--- PROBLEM STATEMENT ---
Reproduce the listing below character for character; drop every image.

--- STORED DATA ---
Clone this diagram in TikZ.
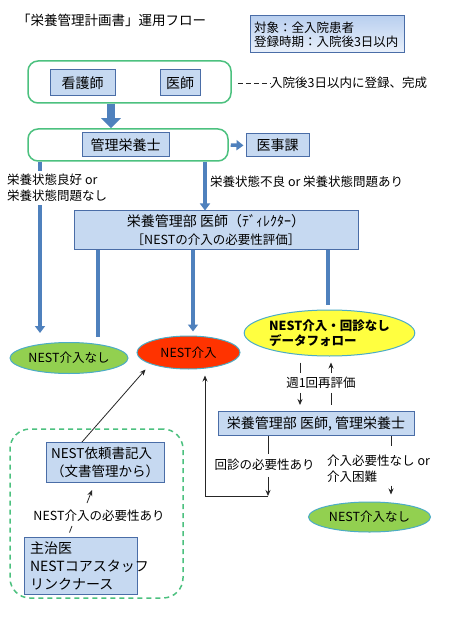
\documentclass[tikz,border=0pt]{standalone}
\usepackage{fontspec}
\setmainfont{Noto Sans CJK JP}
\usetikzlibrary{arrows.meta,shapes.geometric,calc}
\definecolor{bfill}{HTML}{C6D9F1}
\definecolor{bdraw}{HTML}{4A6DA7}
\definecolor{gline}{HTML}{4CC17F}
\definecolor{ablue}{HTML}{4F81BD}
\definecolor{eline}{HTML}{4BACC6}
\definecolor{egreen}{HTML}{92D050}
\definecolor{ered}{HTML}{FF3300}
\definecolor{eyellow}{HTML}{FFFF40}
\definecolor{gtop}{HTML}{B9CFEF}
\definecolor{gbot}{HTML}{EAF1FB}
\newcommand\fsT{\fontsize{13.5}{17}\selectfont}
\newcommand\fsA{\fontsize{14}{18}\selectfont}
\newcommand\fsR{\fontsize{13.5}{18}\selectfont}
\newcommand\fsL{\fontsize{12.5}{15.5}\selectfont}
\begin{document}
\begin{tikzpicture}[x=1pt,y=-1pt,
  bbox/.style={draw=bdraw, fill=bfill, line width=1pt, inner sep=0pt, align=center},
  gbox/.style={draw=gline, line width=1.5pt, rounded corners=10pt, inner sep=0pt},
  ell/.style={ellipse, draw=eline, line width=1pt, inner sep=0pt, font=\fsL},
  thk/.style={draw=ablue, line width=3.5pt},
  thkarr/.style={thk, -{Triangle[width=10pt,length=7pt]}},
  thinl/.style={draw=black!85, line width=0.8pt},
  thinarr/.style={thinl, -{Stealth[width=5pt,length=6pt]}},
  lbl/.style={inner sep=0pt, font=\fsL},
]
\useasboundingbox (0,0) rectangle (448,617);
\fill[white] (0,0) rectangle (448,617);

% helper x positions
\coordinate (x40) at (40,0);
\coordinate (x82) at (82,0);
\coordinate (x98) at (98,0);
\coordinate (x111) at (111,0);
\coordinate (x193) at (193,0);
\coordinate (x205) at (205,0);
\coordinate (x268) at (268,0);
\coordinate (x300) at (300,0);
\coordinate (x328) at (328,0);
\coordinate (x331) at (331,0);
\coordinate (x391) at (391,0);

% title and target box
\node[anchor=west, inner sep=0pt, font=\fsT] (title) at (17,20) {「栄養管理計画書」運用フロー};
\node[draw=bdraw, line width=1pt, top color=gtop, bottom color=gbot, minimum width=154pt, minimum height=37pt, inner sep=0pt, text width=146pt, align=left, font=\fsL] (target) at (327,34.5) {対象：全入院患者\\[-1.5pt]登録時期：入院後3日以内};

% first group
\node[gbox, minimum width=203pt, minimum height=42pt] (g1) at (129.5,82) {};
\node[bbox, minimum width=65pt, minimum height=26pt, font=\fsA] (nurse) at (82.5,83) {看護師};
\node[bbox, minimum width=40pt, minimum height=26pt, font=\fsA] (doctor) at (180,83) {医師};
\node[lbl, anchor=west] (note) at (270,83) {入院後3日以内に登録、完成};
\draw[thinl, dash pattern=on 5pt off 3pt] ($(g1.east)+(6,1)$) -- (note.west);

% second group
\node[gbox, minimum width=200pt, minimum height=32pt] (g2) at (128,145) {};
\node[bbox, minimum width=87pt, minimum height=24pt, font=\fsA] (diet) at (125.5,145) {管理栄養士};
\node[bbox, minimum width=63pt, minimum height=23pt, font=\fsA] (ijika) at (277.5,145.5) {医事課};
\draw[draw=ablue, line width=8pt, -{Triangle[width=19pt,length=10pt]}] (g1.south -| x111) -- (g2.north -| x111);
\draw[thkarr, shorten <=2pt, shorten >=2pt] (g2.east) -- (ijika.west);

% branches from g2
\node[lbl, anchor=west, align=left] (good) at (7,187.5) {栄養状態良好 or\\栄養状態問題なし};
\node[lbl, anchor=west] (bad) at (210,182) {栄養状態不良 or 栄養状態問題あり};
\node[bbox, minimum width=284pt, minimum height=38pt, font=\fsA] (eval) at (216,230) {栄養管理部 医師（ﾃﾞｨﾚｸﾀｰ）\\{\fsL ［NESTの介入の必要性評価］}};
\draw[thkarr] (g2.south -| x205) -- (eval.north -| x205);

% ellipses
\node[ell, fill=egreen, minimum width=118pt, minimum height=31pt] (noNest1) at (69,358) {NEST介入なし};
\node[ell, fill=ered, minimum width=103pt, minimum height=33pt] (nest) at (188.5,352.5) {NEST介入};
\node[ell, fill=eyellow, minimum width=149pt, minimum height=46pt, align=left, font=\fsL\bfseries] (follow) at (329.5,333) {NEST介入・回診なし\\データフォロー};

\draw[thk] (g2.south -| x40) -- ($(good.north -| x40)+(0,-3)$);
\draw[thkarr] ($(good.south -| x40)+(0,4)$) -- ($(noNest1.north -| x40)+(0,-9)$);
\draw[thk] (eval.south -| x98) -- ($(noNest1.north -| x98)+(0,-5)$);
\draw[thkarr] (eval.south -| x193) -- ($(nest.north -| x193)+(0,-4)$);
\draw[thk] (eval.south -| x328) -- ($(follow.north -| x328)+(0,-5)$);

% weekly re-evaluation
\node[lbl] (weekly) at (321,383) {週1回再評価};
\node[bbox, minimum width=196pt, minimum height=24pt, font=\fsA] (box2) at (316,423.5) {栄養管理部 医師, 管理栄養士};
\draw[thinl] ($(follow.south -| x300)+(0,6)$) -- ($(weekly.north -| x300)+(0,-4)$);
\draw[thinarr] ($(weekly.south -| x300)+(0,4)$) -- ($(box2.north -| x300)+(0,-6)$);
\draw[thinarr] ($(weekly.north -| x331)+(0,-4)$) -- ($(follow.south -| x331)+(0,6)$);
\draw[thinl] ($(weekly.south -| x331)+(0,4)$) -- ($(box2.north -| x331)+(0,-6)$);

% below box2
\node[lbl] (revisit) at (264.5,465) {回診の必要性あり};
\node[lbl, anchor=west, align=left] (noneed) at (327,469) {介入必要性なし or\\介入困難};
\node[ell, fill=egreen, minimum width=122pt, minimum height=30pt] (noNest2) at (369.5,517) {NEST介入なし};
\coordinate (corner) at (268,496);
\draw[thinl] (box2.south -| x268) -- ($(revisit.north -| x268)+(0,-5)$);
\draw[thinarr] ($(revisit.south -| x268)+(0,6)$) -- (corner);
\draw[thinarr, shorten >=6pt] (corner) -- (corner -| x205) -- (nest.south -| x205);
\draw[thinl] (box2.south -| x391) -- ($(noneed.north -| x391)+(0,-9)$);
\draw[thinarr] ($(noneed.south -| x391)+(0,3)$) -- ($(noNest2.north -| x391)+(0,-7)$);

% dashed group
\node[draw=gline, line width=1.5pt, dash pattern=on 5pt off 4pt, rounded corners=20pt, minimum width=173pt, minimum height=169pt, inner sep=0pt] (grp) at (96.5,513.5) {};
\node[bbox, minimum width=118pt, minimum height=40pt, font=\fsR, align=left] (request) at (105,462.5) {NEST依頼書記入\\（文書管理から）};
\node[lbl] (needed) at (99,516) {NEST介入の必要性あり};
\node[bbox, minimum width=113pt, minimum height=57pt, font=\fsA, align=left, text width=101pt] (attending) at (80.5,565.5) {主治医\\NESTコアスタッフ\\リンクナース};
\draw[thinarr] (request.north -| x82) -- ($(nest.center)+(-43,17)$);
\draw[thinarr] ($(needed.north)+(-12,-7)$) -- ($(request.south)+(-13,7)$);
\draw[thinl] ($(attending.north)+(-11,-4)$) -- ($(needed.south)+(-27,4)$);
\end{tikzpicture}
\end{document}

--- ANSWER ---
Clone this diagram in TikZ.
\documentclass[tikz,border=0pt]{standalone}
\usepackage{fontspec}
\setmainfont{Noto Sans CJK JP}
\usetikzlibrary{arrows.meta,shapes.geometric,calc}
\definecolor{bfill}{HTML}{C6D9F1}
\definecolor{bdraw}{HTML}{4A6DA7}
\definecolor{gline}{HTML}{4CC17F}
\definecolor{ablue}{HTML}{4F81BD}
\definecolor{eline}{HTML}{4BACC6}
\definecolor{egreen}{HTML}{92D050}
\definecolor{ered}{HTML}{FF3300}
\definecolor{eyellow}{HTML}{FFFF40}
\definecolor{gtop}{HTML}{B9CFEF}
\definecolor{gbot}{HTML}{EAF1FB}
\newcommand\fsT{\fontsize{13.5}{17}\selectfont}
\newcommand\fsA{\fontsize{14}{18}\selectfont}
\newcommand\fsR{\fontsize{13.5}{18}\selectfont}
\newcommand\fsL{\fontsize{12.5}{15.5}\selectfont}
\begin{document}
\begin{tikzpicture}[x=1pt,y=-1pt,
  bbox/.style={draw=bdraw, fill=bfill, line width=1pt, inner sep=0pt, align=center},
  gbox/.style={draw=gline, line width=1.5pt, rounded corners=10pt, inner sep=0pt},
  ell/.style={ellipse, draw=eline, line width=1pt, inner sep=0pt, font=\fsL},
  thk/.style={draw=ablue, line width=3.5pt},
  thkarr/.style={thk, -{Triangle[width=10pt,length=7pt]}},
  thinl/.style={draw=black!85, line width=0.8pt},
  thinarr/.style={thinl, -{Stealth[width=5pt,length=6pt]}},
  lbl/.style={inner sep=0pt, font=\fsL},
]
\useasboundingbox (0,0) rectangle (448,617);
\fill[white] (0,0) rectangle (448,617);

% helper x positions
\coordinate (x40) at (40,0);
\coordinate (x82) at (82,0);
\coordinate (x98) at (98,0);
\coordinate (x111) at (111,0);
\coordinate (x193) at (193,0);
\coordinate (x205) at (205,0);
\coordinate (x268) at (268,0);
\coordinate (x300) at (300,0);
\coordinate (x328) at (328,0);
\coordinate (x331) at (331,0);
\coordinate (x391) at (391,0);

% title and target box
\node[anchor=west, inner sep=0pt, font=\fsT] (title) at (17,20) {「栄養管理計画書」運用フロー};
\node[draw=bdraw, line width=1pt, top color=gtop, bottom color=gbot, minimum width=154pt, minimum height=37pt, inner sep=0pt, text width=146pt, align=left, font=\fsL] (target) at (327,34.5) {対象：全入院患者\\[-1.5pt]登録時期：入院後3日以内};

% first group
\node[gbox, minimum width=203pt, minimum height=42pt] (g1) at (129.5,82) {};
\node[bbox, minimum width=65pt, minimum height=26pt, font=\fsA] (nurse) at (82.5,83) {看護師};
\node[bbox, minimum width=40pt, minimum height=26pt, font=\fsA] (doctor) at (180,83) {医師};
\node[lbl, anchor=west] (note) at (270,83) {入院後3日以内に登録、完成};
\draw[thinl, dash pattern=on 5pt off 3pt] ($(g1.east)+(6,1)$) -- (note.west);

% second group
\node[gbox, minimum width=200pt, minimum height=32pt] (g2) at (128,145) {};
\node[bbox, minimum width=87pt, minimum height=24pt, font=\fsA] (diet) at (125.5,145) {管理栄養士};
\node[bbox, minimum width=63pt, minimum height=23pt, font=\fsA] (ijika) at (277.5,145.5) {医事課};
\draw[draw=ablue, line width=8pt, -{Triangle[width=19pt,length=10pt]}] (g1.south -| x111) -- (g2.north -| x111);
\draw[thkarr, shorten <=2pt, shorten >=2pt] (g2.east) -- (ijika.west);

% branches from g2
\node[lbl, anchor=west, align=left] (good) at (7,187.5) {栄養状態良好 or\\栄養状態問題なし};
\node[lbl, anchor=west] (bad) at (210,182) {栄養状態不良 or 栄養状態問題あり};
\node[bbox, minimum width=284pt, minimum height=38pt, font=\fsA] (eval) at (216,230) {栄養管理部 医師（ﾃﾞｨﾚｸﾀｰ）\\{\fsL ［NESTの介入の必要性評価］}};
\draw[thkarr] (g2.south -| x205) -- (eval.north -| x205);

% ellipses
\node[ell, fill=egreen, minimum width=118pt, minimum height=31pt] (noNest1) at (69,358) {NEST介入なし};
\node[ell, fill=ered, minimum width=103pt, minimum height=33pt] (nest) at (188.5,352.5) {NEST介入};
\node[ell, fill=eyellow, minimum width=149pt, minimum height=46pt, align=left, font=\fsL\bfseries] (follow) at (329.5,333) {NEST介入・回診なし\\データフォロー};

\draw[thk] (g2.south -| x40) -- ($(good.north -| x40)+(0,-3)$);
\draw[thkarr] ($(good.south -| x40)+(0,4)$) -- ($(noNest1.north -| x40)+(0,-9)$);
\draw[thk] (eval.south -| x98) -- ($(noNest1.north -| x98)+(0,-5)$);
\draw[thkarr] (eval.south -| x193) -- ($(nest.north -| x193)+(0,-4)$);
\draw[thk] (eval.south -| x328) -- ($(follow.north -| x328)+(0,-5)$);

% weekly re-evaluation
\node[lbl] (weekly) at (321,383) {週1回再評価};
\node[bbox, minimum width=196pt, minimum height=24pt, font=\fsA] (box2) at (316,423.5) {栄養管理部 医師, 管理栄養士};
\draw[thinl] ($(follow.south -| x300)+(0,6)$) -- ($(weekly.north -| x300)+(0,-4)$);
\draw[thinarr] ($(weekly.south -| x300)+(0,4)$) -- ($(box2.north -| x300)+(0,-6)$);
\draw[thinarr] ($(weekly.north -| x331)+(0,-4)$) -- ($(follow.south -| x331)+(0,6)$);
\draw[thinl] ($(weekly.south -| x331)+(0,4)$) -- ($(box2.north -| x331)+(0,-6)$);

% below box2
\node[lbl] (revisit) at (264.5,465) {回診の必要性あり};
\node[lbl, anchor=west, align=left] (noneed) at (327,469) {介入必要性なし or\\介入困難};
\node[ell, fill=egreen, minimum width=122pt, minimum height=30pt] (noNest2) at (369.5,517) {NEST介入なし};
\coordinate (corner) at (268,496);
\draw[thinl] (box2.south -| x268) -- ($(revisit.north -| x268)+(0,-5)$);
\draw[thinarr] ($(revisit.south -| x268)+(0,6)$) -- (corner);
\draw[thinarr, shorten >=6pt] (corner) -- (corner -| x205) -- (nest.south -| x205);
\draw[thinl] (box2.south -| x391) -- ($(noneed.north -| x391)+(0,-9)$);
\draw[thinarr] ($(noneed.south -| x391)+(0,3)$) -- ($(noNest2.north -| x391)+(0,-7)$);

% dashed group
\node[draw=gline, line width=1.5pt, dash pattern=on 5pt off 4pt, rounded corners=20pt, minimum width=173pt, minimum height=169pt, inner sep=0pt] (grp) at (96.5,513.5) {};
\node[bbox, minimum width=118pt, minimum height=40pt, font=\fsR, align=left] (request) at (105,462.5) {NEST依頼書記入\\（文書管理から）};
\node[lbl] (needed) at (99,516) {NEST介入の必要性あり};
\node[bbox, minimum width=113pt, minimum height=57pt, font=\fsA, align=left, text width=101pt] (attending) at (80.5,565.5) {主治医\\NESTコアスタッフ\\リンクナース};
\draw[thinarr] (request.north -| x82) -- ($(nest.center)+(-43,17)$);
\draw[thinarr] ($(needed.north)+(-12,-7)$) -- ($(request.south)+(-13,7)$);
\draw[thinl] ($(attending.north)+(-11,-4)$) -- ($(needed.south)+(-27,4)$);
\end{tikzpicture}
\end{document}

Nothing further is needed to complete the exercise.